%%
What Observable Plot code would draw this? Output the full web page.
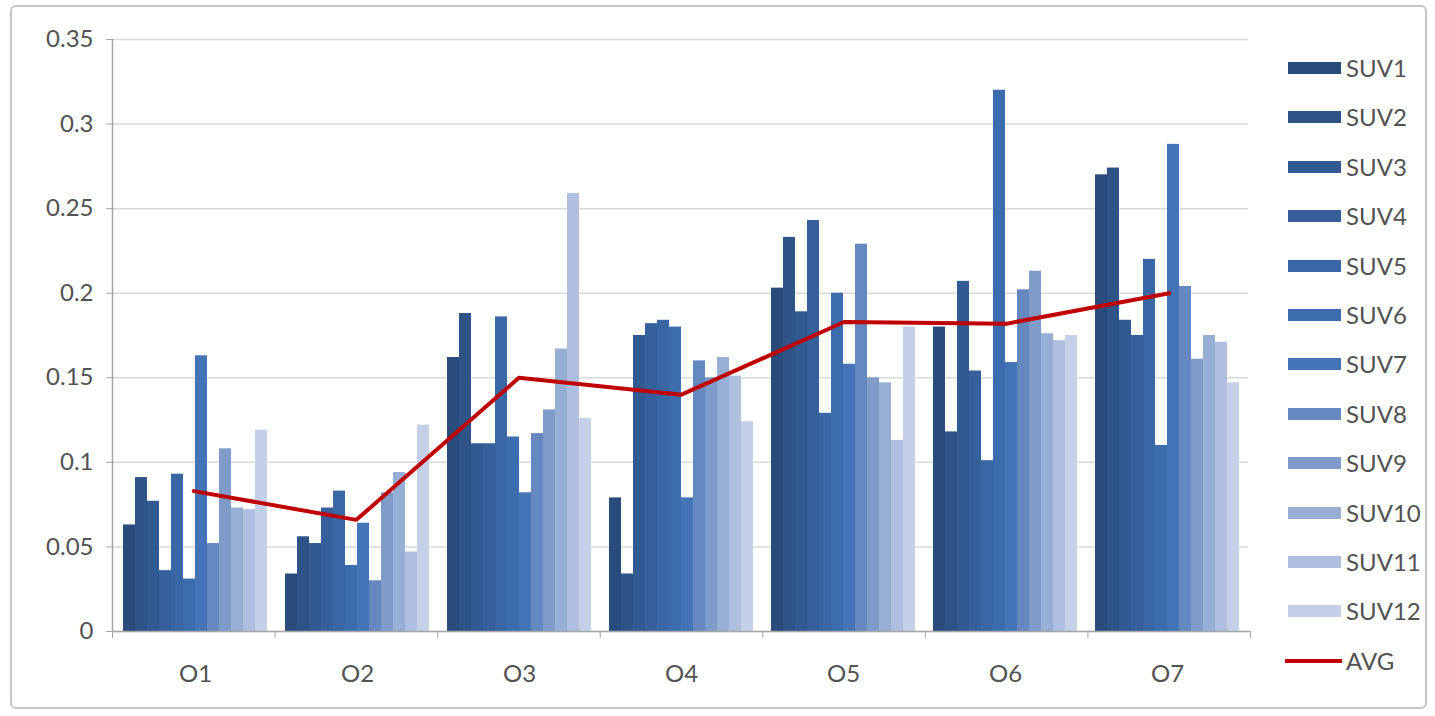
<!DOCTYPE html>
<html><head><meta charset="utf-8">
<script src="https://cdn.jsdelivr.net/npm/d3@7"></script>
<script src="https://cdn.jsdelivr.net/npm/@observablehq/plot@0.6"></script>
<style>
body{margin:0;background:#fff;font-family:Lato,"Open Sans",sans-serif;}
#wrap{position:relative;width:1435px;height:716px;overflow:hidden;background:#fff}
#frame{position:absolute;left:10px;top:5px;width:1417px;height:704px;border:2px solid #c6c6c6;border-radius:6px;box-sizing:border-box}
#main,#over{position:absolute;left:0;top:0}
#legend{position:absolute;left:0;top:0;width:1435px;height:716px;pointer-events:none}
.sw{position:absolute;height:12px;width:53px}
.lt{position:absolute;font-size:24px;color:#525252;line-height:24px}
</style></head><body>
<div id="wrap"><div id="frame"></div><div id="main"></div><div id="over"></div><div id="legend"></div></div>
<script>
const groups = ["O1","O2","O3","O4","O5","O6","O7"];
const series = ["SUV1","SUV2","SUV3","SUV4","SUV5","SUV6","SUV7","SUV8","SUV9","SUV10","SUV11","SUV12"];
const colors = ["#2a4c7d","#2e5387","#325a92","#36609b","#3966a4","#3c6cad","#4473b7","#6688c1","#7f9bca","#97aed5","#aebfdf","#c4d0e7"];
const o1 = [0.063,0.091,0.077,0.036,0.093,0.031,0.163,0.052,0.108,0.073,0.072,0.119];
const o2 = [0.034,0.056,0.052,0.073,0.083,0.039,0.064,0.030,0.082,0.094,0.047,0.122];
const o3 = [0.162,0.188,0.111,0.111,0.186,0.115,0.082,0.117,0.131,0.167,0.259,0.126];
const o4 = [0.079,0.034,0.175,0.182,0.184,0.180,0.079,0.160,0.150,0.162,0.151,0.124];
const o5 = [0.203,0.233,0.189,0.243,0.129,0.200,0.158,0.229,0.150,0.147,0.113,0.180];
const o6 = [0.180,0.118,0.207,0.154,0.101,0.320,0.159,0.202,0.213,0.176,0.172,0.175];
const o7 = [0.270,0.274,0.184,0.175,0.220,0.110,0.288,0.204,0.161,0.175,0.171,0.147];
const avg = [0.083,0.066,0.150,0.140,0.183,0.182,0.200];
const yTicks = [0,0.05,0.1,0.15,0.2,0.25,0.3,0.35];

const groupValues = [o1,o2,o3,o4,o5,o6,o7];
const data = groups.flatMap((g,i)=>groupValues[i].map((v,j)=>({group:g,series:series[j],value:v})));
const avgData = groups.map((g,i)=>({idx:i,group:g,value:avg[i]}));

const W=1435,H=716,ML=112,MR=185,MT=39,MB=85;
const font = "Lato, 'Open Sans', sans-serif";

const main = Plot.plot({
  width:W,height:H,marginLeft:ML,marginRight:MR,marginTop:MT,marginBottom:MB,
  style:{fontFamily:font,fontSize:"24px",color:"#525252",background:"transparent",overflow:"visible"},
  fx:{domain:groups,padding:0,label:null,axis:"bottom",tickSize:0,tickPadding:33},
  x:{domain:series,paddingInner:0,paddingOuter:0.65,axis:null},
  y:{domain:[0,0.35],axis:null},
  color:{domain:series,range:colors},
  marks:[
    Plot.gridY(yTicks,{stroke:"#d9d9d9",strokeOpacity:1,strokeWidth:1.5}),
    Plot.barY(data,{fx:"group",x:"series",y:"value",fill:"series"}),
    Plot.axisY(yTicks,{tickSize:8,tickPadding:13,stroke:"#a6a6a6",fill:"#525252",tickFormat:d=>String(d),label:null})
  ]
});
document.getElementById("main").appendChild(main);

const over = Plot.plot({
  width:W,height:H,marginLeft:ML,marginRight:MR,marginTop:MT,marginBottom:MB,
  style:{fontFamily:font,fontSize:"24px",background:"transparent",overflow:"visible"},
  x:{domain:[0,groups.length],axis:null},
  y:{domain:[0,0.35],axis:null},
  marks:[
    Plot.ruleX([0],{stroke:"#a6a6a6",strokeWidth:1.5}),
    Plot.ruleY([0],{stroke:"#a6a6a6",strokeWidth:1.5}),
    Plot.axisX(d3.range(groups.length+1),{tickSize:7,stroke:"#a6a6a6",tickFormat:()=>"",label:null}),
    Plot.lineY(avgData,{x:d=>d.idx+0.5,y:"value",stroke:"#c00000",strokeWidth:4})
  ]
});
document.getElementById("over").appendChild(over);

// legend
const leg = document.getElementById("legend");
const items = series.map((s,i)=>({label:s,color:colors[i],line:false})).concat([{label:"AVG",color:"#c00000",line:true}]);
items.forEach((it,i)=>{
  const cy = 68 + i*49.4;
  const sw = document.createElement("div");
  sw.className="sw";
  if(it.line){ sw.style.height="4px"; sw.style.left="1285px"; sw.style.width="57px"; sw.style.top=(cy-2)+"px"; }
  else { sw.style.left="1288px"; sw.style.top=(cy-6)+"px"; }
  sw.style.background=it.color;
  leg.appendChild(sw);
  const t = document.createElement("div");
  t.className="lt"; t.textContent=it.label;
  t.style.left="1346px"; t.style.top=(cy-12)+"px";
  leg.appendChild(t);
});
</script>
</body></html>
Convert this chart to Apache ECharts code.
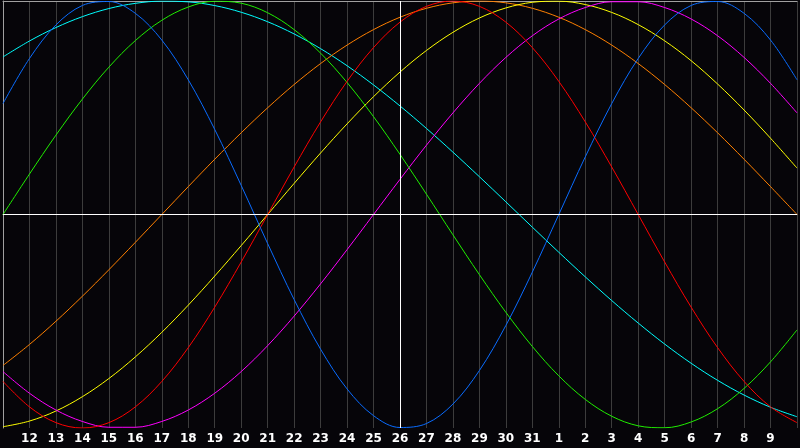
<!DOCTYPE html>
<html>
<head>
<meta charset="utf-8">
<title>biorhythm</title>
<script src="https://cdn.jsdelivr.net/npm/echarts@6/dist/echarts.min.js"></script>
<style>
	html, body { margin: 0; padding: 0; background: #060509; }
	#main { width: 800px; height: 448px; }
</style>
</head>
<body>
<div id="main"></div>
<script type="text/javascript">
// days on the axis (first and last are not labelled)
var days = ['11','12','13','14','15','16','17','18','19','20','21','22','23','24','25','26',
	'27','28','29','30','31','1','2','3','4','5','6','7','8','9','10'];
// today = 26
var todayIndex = 15;

// curves, one value per day
var blue23 = [0.5196,0.7308,0.8879,0.9791,0.9977,0.9423,0.8170,0.6310,0.3984,0.1362,-0.1362,-0.3984,
	-0.6310,-0.8170,-0.9423,-0.9977,-0.9791,-0.8879,-0.7308,-0.5196,-0.2698,0,0.2698,0.5196,0.7308,
	0.8879,0.9791,0.9977,0.9423,0.8170,0.6310];
var red28 = [-0.7818,-0.9010,-0.9749,-1,-0.9749,-0.9010,-0.7818,-0.6235,-0.4339,-0.2225,0,0.2225,
	0.4339,0.6235,0.7818,0.9010,0.9749,1,0.9749,0.9010,0.7818,0.6235,0.4339,0.2225,0,-0.2225,
	-0.4339,-0.6235,-0.7818,-0.9010,-0.9749];
var green33 = [0,0.1893,0.3717,0.5406,0.6901,0.8146,0.9096,0.9718,0.9989,0.9898,0.9450,0.8660,
	0.7557,0.6182,0.4582,0.2817,0.0951,-0.0951,-0.2817,-0.4582,-0.6182,-0.7557,-0.8660,-0.9450,
	-0.9898,-0.9989,-0.9718,-0.9096,-0.8146,-0.6901,-0.5406];
var magenta38 = [-0.7357,-0.8372,-0.9158,-0.9694,-0.9966,-0.9966,-0.9694,-0.9158,-0.8372,-0.7357,
	-0.6142,-0.4759,-0.3247,-0.1646,0,0.1646,0.3247,0.4759,0.6142,0.7357,0.8372,0.9158,0.9694,
	0.9966,0.9966,0.9694,0.9158,0.8372,0.7357,0.6142,0.4759];
var yellow43 = [-0.9940,-0.9675,-0.9204,-0.8533,-0.7683,-0.6671,-0.5519,-0.4245,-0.2881,-0.1456,0,
	0.1456,0.2881,0.4245,0.5519,0.6671,0.7683,0.8533,0.9204,0.9675,0.9940,0.9993,0.9834,0.9465,
	0.8894,0.8135,0.7204,0.6111,0.4894,0.3572,0.2174];
var orange48 = [-0.7071,-0.6088,-0.5,-0.3827,-0.2588,-0.1305,0,0.1305,0.2588,0.3827,0.5,0.6088,
	0.7071,0.7934,0.8660,0.9239,0.9659,0.9914,1,0.9914,0.9659,0.9239,0.8660,0.7934,0.7071,0.6088,
	0.5,0.3827,0.2588,0.1305,0];
var cyan53 = [0.7380,0.8126,0.8757,0.9267,0.9647,0.9890,0.9996,0.9961,0.9786,0.9473,0.9028,0.8457,
	0.7767,0.6968,0.6069,0.5084,0.4031,0.2920,0.1769,0.0593,-0.0593,-0.1769,-0.2920,-0.4031,
	-0.5084,-0.6069,-0.6968,-0.7767,-0.8457,-0.9028,-0.9473];

var curves = [
	{ data: cyan53, color: '#00ffff' },
	{ data: orange48, color: '#ff8000' },
	{ data: yellow43, color: '#ffff00' },
	{ data: magenta38, color: '#ff00ff' },
	{ data: green33, color: '#20ee00' },
	{ data: red28, color: '#ff0000' },
	{ data: blue23, color: '#0a6cff' }
];

var myChart = echarts.init(document.getElementById('main'));

var series = curves.map(function (c) {
	return {
		type: 'line',
		data: c.data,
		smooth: 0.35,
		symbol: 'none',
		silent: true,
		lineStyle: { color: c.color, width: 1 }
	};
});
// white cross: zero line and today
series[0].markLine = {
	silent: true,
	symbol: 'none',
	label: { show: false },
	lineStyle: { color: '#ffffff', width: 1, type: 'solid' },
	data: [{ yAxis: 0 }, { xAxis: todayIndex }]
};

var option = {
	backgroundColor: '#060509',
	animation: false,
	grid: { left: 0, right: 0, top: 1, bottom: 20 },
	xAxis: [{
		type: 'category',
		data: days,
		boundaryGap: false,
		axisLine: { lineStyle: { color: '#a0a0a0', width: 1 } },
		axisTick: { show: false },
		axisLabel: {
			interval: 0,
			color: '#ffffff',
			fontFamily: 'DejaVu Sans',
			fontWeight: 'bold',
			fontSize: 12,
			margin: 5,
			formatter: function (v, i) {
				return (i === 0 || i === days.length - 1) ? '' : v;
			}
		},
		splitLine: { show: true, lineStyle: { color: '#3c3c3c', width: 1 } }
	}, {
		type: 'category',
		data: days,
		position: 'top',
		boundaryGap: false,
		axisLine: { lineStyle: { color: '#a0a0a0', width: 1 } },
		axisTick: { show: false },
		axisLabel: { show: false }
	}],
	yAxis: {
		type: 'value',
		min: -1,
		max: 1,
		axisLine: { show: true, lineStyle: { color: '#a0a0a0', width: 1 } },
		axisTick: { show: false },
		axisLabel: { show: false },
		splitLine: { show: false }
	},
	series: series
};
myChart.setOption(option);
</script>
</body>
</html>
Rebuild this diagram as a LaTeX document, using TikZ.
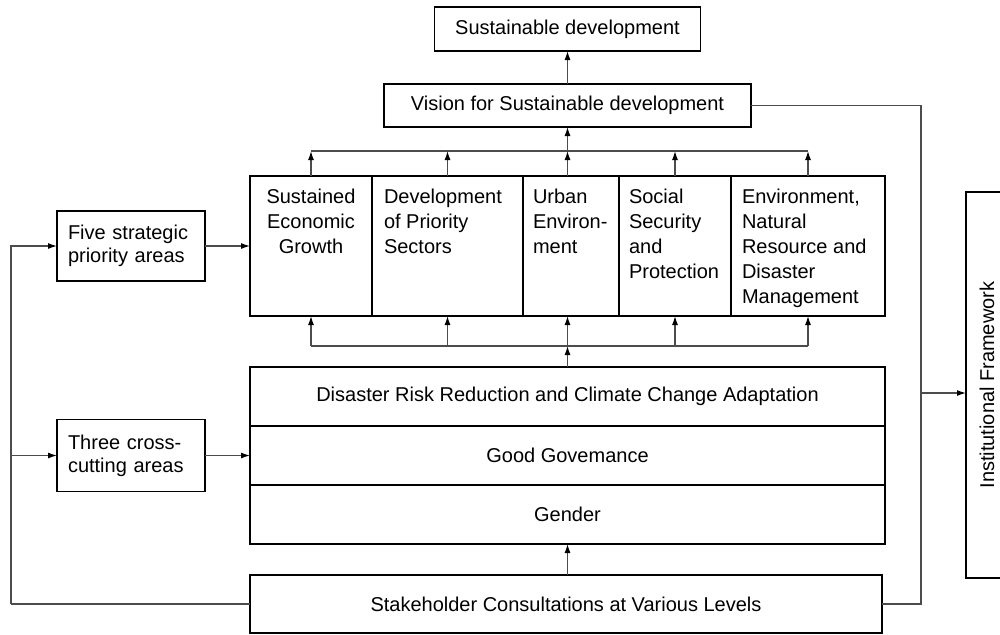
%%
**EXERCISE GOAL:**
Starting at the first line of the entries, restate word for word everything through the line that holds "const yTicks = [0,0.05,0.1,0.15,0.2,0.25,0.3,0.35];", both ends included, but omit any pictures.

**ANSWER IN FULL:**
What Observable Plot code would draw this? Output the full web page.
<!DOCTYPE html>
<html><head><meta charset="utf-8">
<script src="https://cdn.jsdelivr.net/npm/d3@7"></script>
<script src="https://cdn.jsdelivr.net/npm/@observablehq/plot@0.6"></script>
<style>
body{margin:0;background:#fff;font-family:Lato,"Open Sans",sans-serif;}
#wrap{position:relative;width:1435px;height:716px;overflow:hidden;background:#fff}
#frame{position:absolute;left:10px;top:5px;width:1417px;height:704px;border:2px solid #c6c6c6;border-radius:6px;box-sizing:border-box}
#main,#over{position:absolute;left:0;top:0}
#legend{position:absolute;left:0;top:0;width:1435px;height:716px;pointer-events:none}
.sw{position:absolute;height:12px;width:53px}
.lt{position:absolute;font-size:24px;color:#525252;line-height:24px}
</style></head><body>
<div id="wrap"><div id="frame"></div><div id="main"></div><div id="over"></div><div id="legend"></div></div>
<script>
const groups = ["O1","O2","O3","O4","O5","O6","O7"];
const series = ["SUV1","SUV2","SUV3","SUV4","SUV5","SUV6","SUV7","SUV8","SUV9","SUV10","SUV11","SUV12"];
const colors = ["#2a4c7d","#2e5387","#325a92","#36609b","#3966a4","#3c6cad","#4473b7","#6688c1","#7f9bca","#97aed5","#aebfdf","#c4d0e7"];
const o1 = [0.063,0.091,0.077,0.036,0.093,0.031,0.163,0.052,0.108,0.073,0.072,0.119];
const o2 = [0.034,0.056,0.052,0.073,0.083,0.039,0.064,0.030,0.082,0.094,0.047,0.122];
const o3 = [0.162,0.188,0.111,0.111,0.186,0.115,0.082,0.117,0.131,0.167,0.259,0.126];
const o4 = [0.079,0.034,0.175,0.182,0.184,0.180,0.079,0.160,0.150,0.162,0.151,0.124];
const o5 = [0.203,0.233,0.189,0.243,0.129,0.200,0.158,0.229,0.150,0.147,0.113,0.180];
const o6 = [0.180,0.118,0.207,0.154,0.101,0.320,0.159,0.202,0.213,0.176,0.172,0.175];
const o7 = [0.270,0.274,0.184,0.175,0.220,0.110,0.288,0.204,0.161,0.175,0.171,0.147];
const avg = [0.083,0.066,0.150,0.140,0.183,0.182,0.200];
const yTicks = [0,0.05,0.1,0.15,0.2,0.25,0.3,0.35];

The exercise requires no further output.